While analysing the defence and security dimensions of specific disruptive technologies, Air vice Marshal Faaiz Amir (Retd) highlighted that extensive use of space, using satellites, had become crucial to modern warfare and ‘no nation should expect to win a battle without support from space.’ However, when it comes to the use of drones, he remarked that while they were part of the evolution of airpower, their current generation remained vulnerable to electronic warfare and air defence systems and therefore, were unlikely to shift the operational balance towards the offensive side.
The speaker cautioned that cyber warfare could emerge as a greater threat to Pakistan, both in peace and war due to the Indian advantage which resides in her access to American, Israeli and Russian equipment and technologies.
Dr Adil Sultan was of the view that there was a tendency to oversell new inventions and their potential to change the character of warfare.

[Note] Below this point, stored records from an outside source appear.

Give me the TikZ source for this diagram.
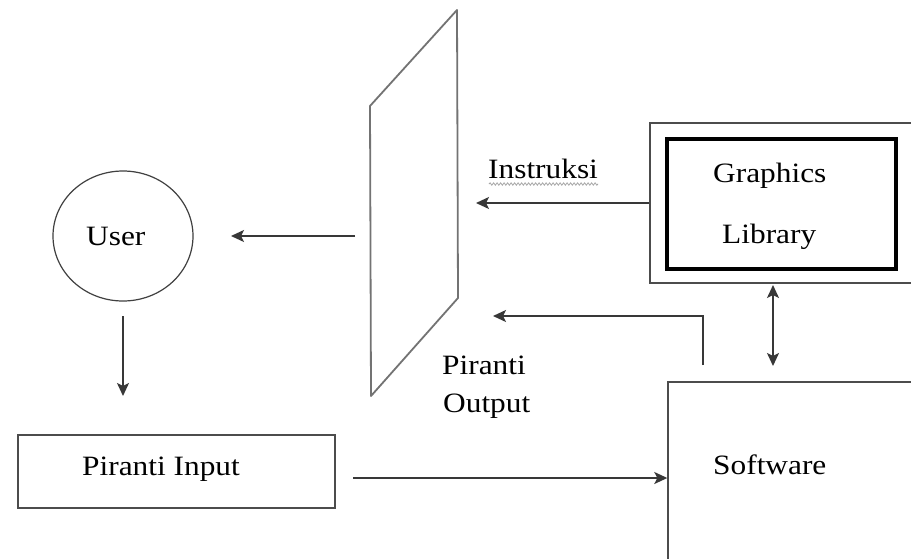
\documentclass[tikz,border=0pt]{standalone}
\usepackage{fontspec}
\setmainfont[FakeStretch=1.12]{Liberation Serif}
\usetikzlibrary{arrows.meta,decorations.pathmorphing,shapes.geometric}
\begin{document}
\begin{tikzpicture}[x=1pt,y=-1pt,
  line/.style={draw=black!78,line width=1.6pt},
  tip/.tip={Stealth[length=13pt,width=12pt,inset=3pt]},
  arr/.style={line,-tip},
  darr/.style={line,tip-tip},
  lbl/.style={anchor=base west,inner sep=0pt,text=black,font=\fontsize{28}{32}\selectfont},
  box/.style={draw=black!70,line width=1.4pt,inner sep=0pt}]
\clip (0,0) rectangle (911,558);
\fill[white] (0,0) rectangle (911,558);

% display screen (parallelogram)
\coordinate (p1) at (370,106);
\coordinate (p2) at (457,10);
\coordinate (p3) at (458,298);
\coordinate (p4) at (371,396);
\draw[draw=black!55,line width=1.8pt,line join=round] (p1) -- (p2) -- (p3) -- (p4) -- cycle;

% user
\node[ellipse,draw=black!75,line width=1.2pt,minimum width=140pt,minimum height=130pt,inner sep=0pt] (user) at (123,236) {};
\node[lbl] (usertxt) at (86,245) {User};

% piranti input
\node[box,minimum width=317pt,minimum height=73pt] (pin) at (176.5,471.5) {};
\node[lbl] (pintxt) at (82,475) {Piranti Input};

% graphics library
\node[box,minimum width=290pt,minimum height=160pt] (gout) at (795,203) {};
\node[draw=black,line width=3.2pt,minimum width=229pt,minimum height=130pt,inner sep=0pt] (gin) at (781.5,204) {};
\node[lbl] (gtxt) at (713,182) {Graphics};
\node[lbl] (ltxt) at (722,243) {Library};

% software
\node[box,minimum width=300pt,minimum height=230pt] (sw) at (818,497) {};
\node[lbl] (swtxt) at (713,474) {Software};

% labels
\node[lbl] (instxt) at (488,178) {Instruksi};
\node[lbl] (potxt1) at (442,374) {Piranti};
\node[lbl] (potxt2) at (443,412) {Output};
\coordinate (sq1) at (489,184);
\coordinate (sq2) at (598,184);
\draw[black!35,line width=0.8pt,decorate,decoration={snake,amplitude=1.2pt,segment length=3.5pt}] (sq1) -- (sq2);

% connectors
\coordinate (instend) at (476,203);
\draw[arr] (gout.west) -- (instend);

\coordinate (ustart) at (355,236);
\coordinate (uend) at (231,236);
\draw[arr] (ustart) -- (uend);

\coordinate (dstart) at (123,316);
\coordinate (dend) at (123,396);
\draw[arr] (dstart) -- (dend);

\coordinate (istart) at (353,478);
\draw[arr] (istart) -- (sw.west |- istart);

\coordinate (da1) at (773,285);
\coordinate (da2) at (773,366);
\draw[darr] (da1) -- (da2);

\coordinate (ostart) at (703,365);
\coordinate (oend) at (493,316);
\draw[arr] (ostart) |- (oend);
\end{tikzpicture}
\end{document}
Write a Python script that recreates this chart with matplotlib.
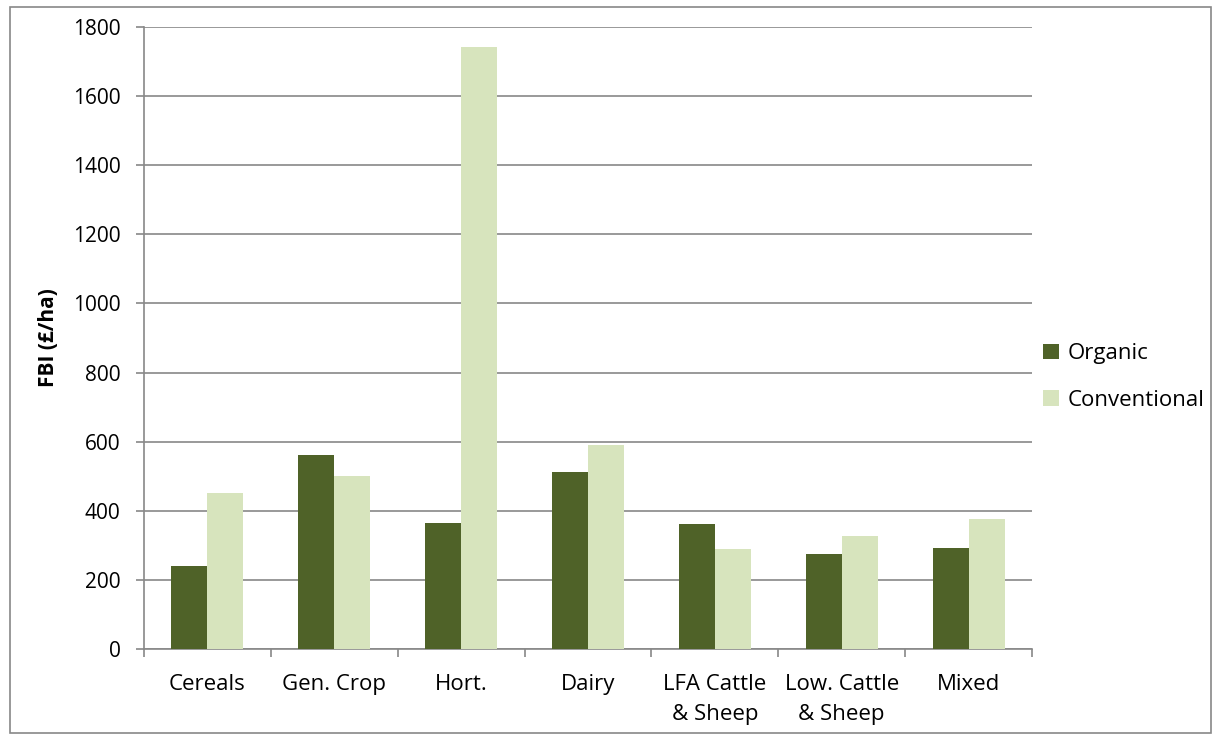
import numpy as np
import matplotlib
matplotlib.use('Agg')
import matplotlib.pyplot as plt
from matplotlib.patches import Rectangle

categories = ['Cereals', 'Gen. Crop', 'Hort.', 'Dairy', 'LFA Cattle\n& Sheep', 'Low. Cattle\n& Sheep', 'Mixed']
organic = [241, 561, 363, 511, 362, 275, 291]
conventional = [451, 499, 1744, 589, 288, 326, 375]
series_names = ['Organic', 'Conventional']
yticks = [0, 200, 400, 600, 800, 1000, 1200, 1400, 1600, 1800]

c_org = '#4F6228'
c_conv = '#D7E4BD'
grid_c = '#888888'

plt.rcParams['font.family'] = ['Open Sans', 'DejaVu Sans']

fig = plt.figure(figsize=(12.14, 7.36), dpi=100)
ax = fig.add_axes([144 / 1214, 1 - 648.7 / 736, (1032 - 144) / 1214, (648.7 - 27.3) / 736])

x = np.arange(len(categories))
w = 0.284
ax.bar(x - w / 2, organic, width=w, color=c_org, label=series_names[0], zorder=3)
ax.bar(x + w / 2, conventional, width=w, color=c_conv, label=series_names[1], zorder=3)

ax.set_xlim(-0.5, len(categories) - 0.5)
ax.set_ylim(0, 1800)
ax.set_yticks(yticks)
ax.set_yticklabels([str(v) for v in yticks], fontsize=15)
ax.yaxis.grid(True, color=grid_c, linewidth=1.2, zorder=0)

# category labels in the middle, tick marks on the boundaries
ax.set_xticks(x)
ax.set_xticklabels(categories, fontsize=16, linespacing=1.6)
ax.set_xticks(np.arange(-0.5, len(categories), 1), minor=True)
ax.tick_params(axis='x', which='major', length=0, pad=18)
ax.tick_params(axis='x', which='minor', length=6, width=1.2, color=grid_c, direction='out')
ax.tick_params(axis='y', length=6, width=1.2, color=grid_c, direction='out', pad=11)

for s in ['top', 'right']:
    ax.spines[s].set_visible(False)
for s in ['left', 'bottom']:
    ax.spines[s].set_color(grid_c)
    ax.spines[s].set_linewidth(1.2)

ax.set_ylabel('FBI (£/ha)', fontsize=15, fontweight='bold', labelpad=10)

ax.legend(loc='center left', bbox_to_anchor=(1.0, 0.437), frameon=False, fontsize=16,
          handlelength=0.7, handleheight=0.7, handletextpad=0.4, labelspacing=1.15,
          borderaxespad=0.1)

# outer chart border
fig.patches.append(Rectangle((10 / 1214, 3 / 736), 1201 / 1214, 726 / 736, transform=fig.transFigure,
                             fill=False, edgecolor='#888888', linewidth=1.2))

fig.savefig('out.png', dpi=100)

However, he also pointed out that some disruptive technologies could be employed for non-kinetic warfare and provide additional incentive for states to engage in limited warfare without risking a major escalation. He pointed out that technology was evolving at a very fast pace, making it difficult for technologically-dependent countries like Pakistan. He expressed disappointment that due to a relatively weak Research and Development infrastructure and disconnect between various national stakeholders, developments in emerging technologies were not being optimally utilized for national development needs or military purposes.
While delivering the concluding remarks, Air Marshal Farhat Hussain Khan
(Retd) thanked the speakers for their in-depth analysis of emerging technologies, especially their impact on Pakistan’s national security, defence and development.
He shared that air power, with the integration of disruptive technologies, had now become an instrument available to political-military leadership, especially for adversarial countries, to achieve their politico-military objectives with speed. President CASS recommended that in order to catch up with the rest of the world in the technological domain, Pakistan needed to strengthen and enhance public-private partnerships in this area as well as build industry-academia linkages. The seminar was attended by a large number of diplomats, senior military officers, heads of various think tanks, scholars, journalists and students, who actively participated in the interactive question and answer session.